Emmys 2020: ‘Watchmen’ awarded four Emmys as winners talk politics, race, history

The focus of the Emmy Awards stayed mostly on the nominated shows and creators, but given the significant issues of 2020 it wasn’t surprising when politics came up in speeches on Sunday.

“Watchmen,” which blended a superhero tale with the history of the real-life Tulsa Massacre — a 1921 incident in which a White mob attacked and burned an Oklahoma City neighborhood known as Black Wall Street, killing dozens and injuring hundreds — won four Emmys including outstanding limited series or movie.

“I knew this was never my story to tell and the only reason I’m standing here now is because of the people alongside me,” said creator Damon Lindelof, who adapted the original graphic novel with a team that included many Black colleagues.

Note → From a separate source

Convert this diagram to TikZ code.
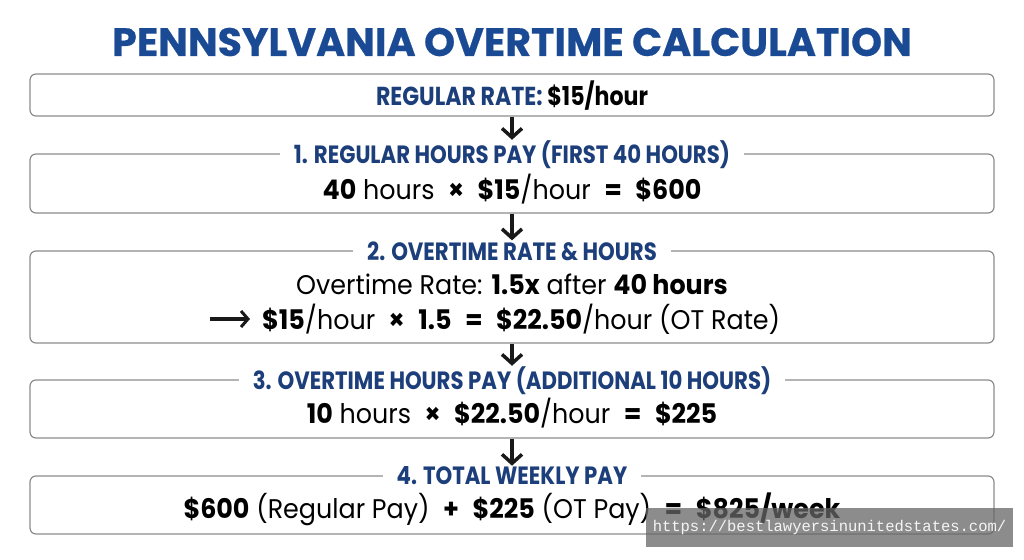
\documentclass[tikz,border=0pt]{standalone}
\usepackage{fontspec}
\setmainfont{Poppins}
\newfontfamily\titlefont{Poppins}[FakeBold=0.5]
\newfontfamily\headfont{Poppins}[FakeStretch=0.85]
\newfontfamily\calcfont{Poppins}[FakeStretch=0.94]
\newfontfamily\urlfont{Liberation Mono}
\usetikzlibrary{arrows.meta}
\definecolor{titleblue}{HTML}{1A4A94}
\definecolor{headblue}{HTML}{1C3E7A}
\definecolor{boxgray}{HTML}{8C8C8C}
\newcommand{\op}[1]{\enspace\textbf{#1}\enspace}
\begin{document}
\begin{tikzpicture}[x=1pt,y=-1pt,
  box/.style={draw=boxgray,line width=1.2pt,rounded corners=6pt,minimum width=964pt,inner sep=0pt},
  steplabel/.style={fill=white,inner xsep=14pt,inner ysep=1pt,text=headblue,font=\headfont\fontsize{25}{28}\selectfont\bfseries},
  calc/.style={font=\calcfont\fontsize{27}{30}\selectfont,inner sep=0pt},
  flow/.style={-{Straight Barb[length=9pt,width=20pt,line width=3.5pt]},line width=3.6pt,color=black!90}]
  \useasboundingbox (0,0) rectangle (1024,559);
  \node[text=titleblue,font=\titlefont\fontsize{39.5}{42}\selectfont\bfseries] (title) at (512,42) {PENNSYLVANIA OVERTIME CALCULATION};
  % boxes
  \node[box,minimum height=42pt] (rate) at (512,95) {};
  \node[box,minimum height=59pt] (box1) at (512,183.5) {};
  \node[box,minimum height=92pt] (box2) at (512,297) {};
  \node[box,minimum height=58pt] (box3) at (512,409) {};
  \node[box,minimum height=58pt] (box4) at (512,505) {};
  % headings
  \node[steplabel,fill=none,font=\headfont\fontsize{26}{28}\selectfont\bfseries] (ratetxt) at (512,96) {REGULAR RATE: \textcolor{black}{\$15/hour}};
  \node[steplabel] (lab1) at (512,155) {1. REGULAR HOURS PAY (FIRST 40 HOURS)};
  \node[steplabel] (lab2) at (512,251) {2. OVERTIME RATE \& HOURS};
  \node[steplabel] (lab3) at (512,381) {3. OVERTIME HOURS PAY (ADDITIONAL 10 HOURS)};
  \node[steplabel] (lab4) at (512,476) {4. TOTAL WEEKLY PAY};
  % calculations
  \node[calc] (calc1) at (512,189) {\textbf{40} hours\op{×}\textbf{\$15}/hour\op{=}\textbf{\$600}};
  \node[calc] (calc2a) at (512,284) {Overtime Rate: \textbf{1.5x} after \textbf{40 hours}};
  \node[calc,anchor=west,inner xsep=12pt] (calc2b) at (250,319) {\textbf{\$15}/hour\op{×}\textbf{1.5}\op{=}\textbf{\$22.50}/hour (OT Rate)};
  \node[calc] (calc3) at (512,413) {\textbf{10} hours\op{×}\textbf{\$22.50}/hour\op{=}\textbf{\$225}};
  \node[calc] (calc4) at (512,509) {\textbf{\$600} (Regular Pay)\op{+}\textbf{\$225} (OT Pay)\op{=}\textbf{\$825/week}};
  \coordinate (ratearrow) at (210,319);
  \draw[-{Straight Barb[length=7pt,width=16pt,line width=3pt]},line width=3.2pt,color=black!90] (ratearrow) -- (calc2b.west);
  % arrows
  \draw[flow] (rate.south) -- (lab1.north);
  \draw[flow] (box1.south) -- (lab2.north);
  \draw[flow] (box2.south) -- (lab3.north);
  \draw[flow] (box3.south) -- (lab4.north);
  % watermark
  \node[fill=black!60,fill opacity=0.75,text opacity=1,text=white!92!gray,minimum width=367pt,minimum height=39pt,inner sep=0pt,font=\urlfont\fontsize{15.5}{17}\selectfont] (mark) at (829.5,527.5) {https://bestlawyersinunitedstates.com/};
\end{tikzpicture}
\end{document}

“History is mystery,” he continued while dressed in a T-shirt that read “Remember Tulsa ’21.” “It is broken into a million puzzle pieces and many of them are missing. We have to name it before we can repair it.”

Lindelof won a second Emmy with Cord Jefferson for writing for a limited series, while “Watchmen” stars Regina King won lead actress and Yahya Abdul-Mateen II won for supporting actor.

King wore a T-shirt beneath her jacket that read “Say Her Name” and a photograph of Breonna Taylor, the Louisville EMT killed by police earlier this year.

“Gotta vote,” she said at the end of her speech. “I would be remiss not to mention that being a part of a show as prescient as ‘Watchmen.’”

She then mentioned the need to educate oneself on the candidates and issues and make a plan to vote, ending with a shoutout to the late Supreme Court Justice Ruth Bader Ginsburg, who died Friday.

“Be a good human, rest in power R.B.G.,” she said.

In this video grab captured on Sept. 20, 2020, courtesy of the Academy of Television Arts & Sciences and ABC Entertainment, Yahya Abdul-Mateen II accepts the award for outstanding supporting actor in a limited series or movie for “Watchmen” during the 72nd Emmy Awards broadcast. (The Television Academy and ABC Entertainment via AP)

“‘Watchmen’ was a story about trauma,” Abdul-Mateen said during his acceptance. “It was a story about the lasting scars of white domestic terrorism.”

Anthony Anderson, the star of “Black-ish,” gave a speech about Black Lives Matter and the need to continue to fight for justice, before announcing the limited series award ultimately given to “Watchmen.”

Elsewhere during the limited series category, Mark Ruffalo won for lead actor for “I Know This Much Is True,” in which he played two identical twins.

“We are stronger together when love each other and we respect each other’s diversity,” Ruffalo said. “We have a big important moment ahead of us. Are we going to be a country of division and hatred, a country only for certain kinds of people, or are we going to be one of love, strength, and compassion?

“Get out and vote. Make a plan. And vote for love and compassion and kindness.”